Thousands of people have had their calls answered in 30 seconds since HM Courts & Tribunals Service opened centralised hubs, the government said today.
Two centres were opened in Birmingham and Stoke-on-Trent at the start of the year. The Ministry of Justice said 30,000 people whose cases were dealt with under the Single Justice Procedure were answered in 30 seconds whereas previously they might have waited up to five minutes.
The Single Justice Procedure, introduced in 2015, allows defendants accused of summary-only, non-imprisonable, 'victimless' offences to be tried and sentenced on the papers by a single magistrate without a hearing. The ministry said the 30,000 calls related to Transport for London, TV licences, and car tax and insurance offence cases.
As well as average waiting times falling, the ministry said 2% of callers now hang up before their call is answered; before it was 38%. A direct line was set up for Welsh speakers.
The service centres now handle all enquiries about non-police prosecutions under the Single Justice Procedure, including cases brought by councils, train and tram companies, the DVLA, Environment Agency and Natural Resources Wales.
HMCTS plans to open a centre in Loughborough next year and one in Greater Manchester in 2021.

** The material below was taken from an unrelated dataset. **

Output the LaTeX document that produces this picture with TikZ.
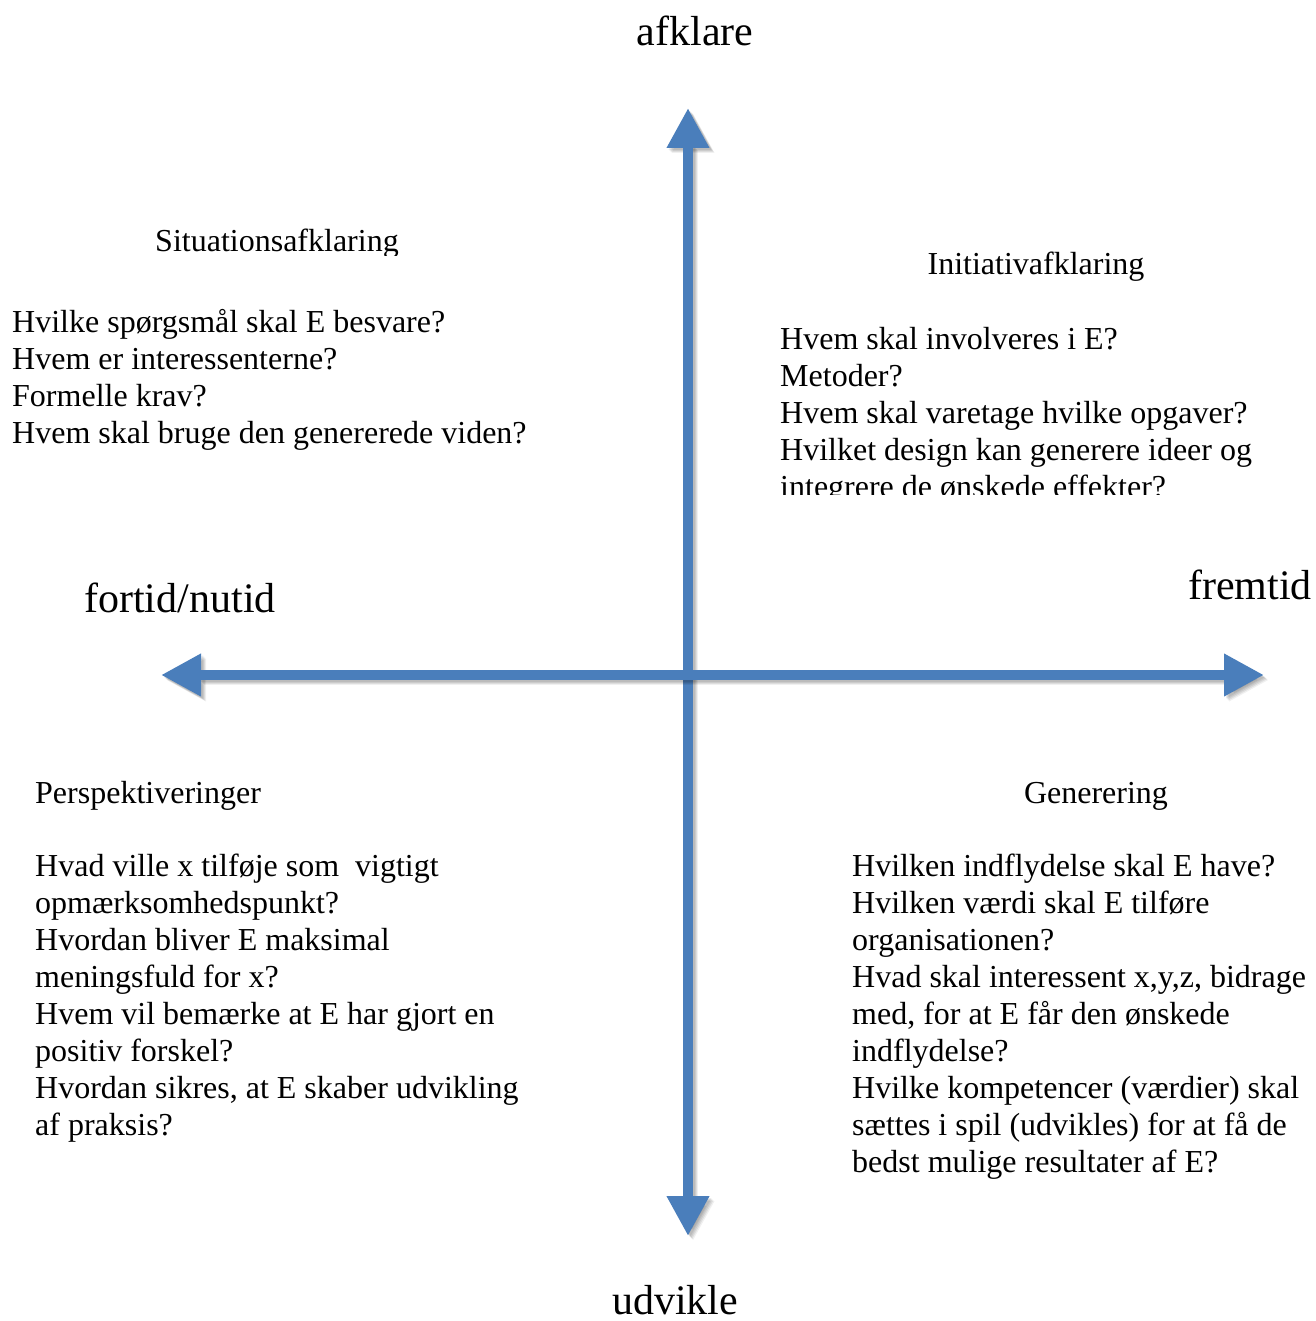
\documentclass[tikz,border=0pt]{standalone}
\usepackage{fontspec}
\setmainfont{Liberation Serif}
\usetikzlibrary{arrows.meta}
\definecolor{axisblue}{RGB}{74,126,187}
\begin{document}
\begin{tikzpicture}[x=1pt,y=-1pt,
  body/.style={inner sep=0pt, anchor=base west, font=\fontsize{32}{37.1}\selectfont},
  heading/.style={inner sep=0pt, anchor=base, font=\fontsize{32}{37.1}\selectfont},
  pole/.style={inner sep=0pt, anchor=base, font=\fontsize{42}{48}\selectfont},
  axisline/.style={line width=10pt, draw=axisblue,
    {Triangle[width=40pt,length=40pt,fill=axisblue]}-{Triangle[width=40pt,length=40pt,fill=axisblue]}},
  shadowline/.style={line width=10pt, draw=black, draw opacity=#1, fill opacity=#1,
    {Triangle[width=40pt,length=40pt,fill=black]}-{Triangle[width=40pt,length=40pt,fill=black]}},
]
\useasboundingbox[fill=white] (0,0) rectangle (1315,1321);

\coordinate (top) at (688,108);
\coordinate (bot) at (688,1236);
\coordinate (west) at (161,675);
\coordinate (east) at (1264,675);

% vertical axis with shadow
\foreach \s/\o in {2/0.08,3/0.08,4/0.08,5/0.06}{
  \draw[shadowline=\o, transform canvas={xshift=\s pt,yshift=-\s pt}] (top) -- (bot);
}
\draw[axisline] (top) -- (bot);

% horizontal axis with shadow
\foreach \s/\o in {2/0.08,3/0.08,4/0.08,5/0.06}{
  \draw[shadowline=\o, transform canvas={xshift=\s pt,yshift=-\s pt}] (west) -- (east);
}
\draw[axisline] (west) -- (east);

% pole labels
\node[pole] (afklare) at (695,46) {afklare};
\node[pole] (udvikle) at (675,1314.5) {udvikle};
\node[pole] (fortid) at (180,612) {fortid/nutid};
\node[pole] (fremtid) at (1250,599) {fremtid};

% top left
\begin{scope}
\clip (0,0) rectangle (680,256);
\node[heading] (sithead) at (277,252) {Situationsafklaring};
\end{scope}
\node[body] (sitbody) at (12,332) {\begin{tabular}[t]{@{}l@{}}
Hvilke spørgsmål skal E besvare?\\
Hvem er interessenterne?\\
Formelle krav?\\
Hvem skal bruge den genererede viden?
\end{tabular}};

% top right
\node[heading] (inihead) at (1036,275) {Initiativafklaring};
\begin{scope}
\clip (700,280) rectangle (1315,494);
\node[body] (inibody) at (780,349) {\begin{tabular}[t]{@{}l@{}}
Hvem skal involveres i E?\\
Metoder?\\
Hvem skal varetage hvilke opgaver?\\
Hvilket design kan generere ideer og\\
integrere de ønskede effekter?
\end{tabular}};
\end{scope}

% bottom left
\node[body] (perhead) at (35,803) {Perspektiveringer};
\node[body] (perbody) at (35,876) {\begin{tabular}[t]{@{}l@{}}
Hvad ville x tilføje som\ \ vigtigt\\
opmærksomhedspunkt?\\
Hvordan bliver E maksimal\\
meningsfuld for x?\\
Hvem vil bemærke at E har gjort en\\
positiv forskel?\\
Hvordan sikres, at E skaber udvikling\\
af praksis?
\end{tabular}};

% bottom right
\node[heading] (genhead) at (1096,803) {Generering};
\node[body] (genbody) at (852,876) {\begin{tabular}[t]{@{}l@{}}
Hvilken indflydelse skal E have?\\
Hvilken værdi skal E tilføre\\
organisationen?\\
Hvad skal interessent x,y,z, bidrage\\
med, for at E får den ønskede\\
indflydelse?\\
Hvilke kompetencer (værdier) skal\\
sættes i spil (udvikles) for at få de\\
bedst mulige resultater af E?
\end{tabular}};
\end{tikzpicture}
\end{document}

Jonathan Wood, HMCTS national services director, said: 'It’s encouraging to see that the changes we made to the way we work are already improving the experience of the people who use our courts. We are answering calls more quickly while providing better quality support specific to callers and their cases.'
In written evidence submitted to the House of Commons justice select committee's open inquiry on HMCTS's reform programme, the Public and Commercial Services Union said it went into dispute over 'the employer’s failure to consult with staff about the introduction and movement of work into the first two CTSCs in Birmingham and Stoke-on-Trent'.
The trade union said its concerns 'included HMCTS management advertising for roles without the necessary redundancy avoidance measures having first been agreed and existing staff being required to make a decision on their future before they were clear on all the options available to them'.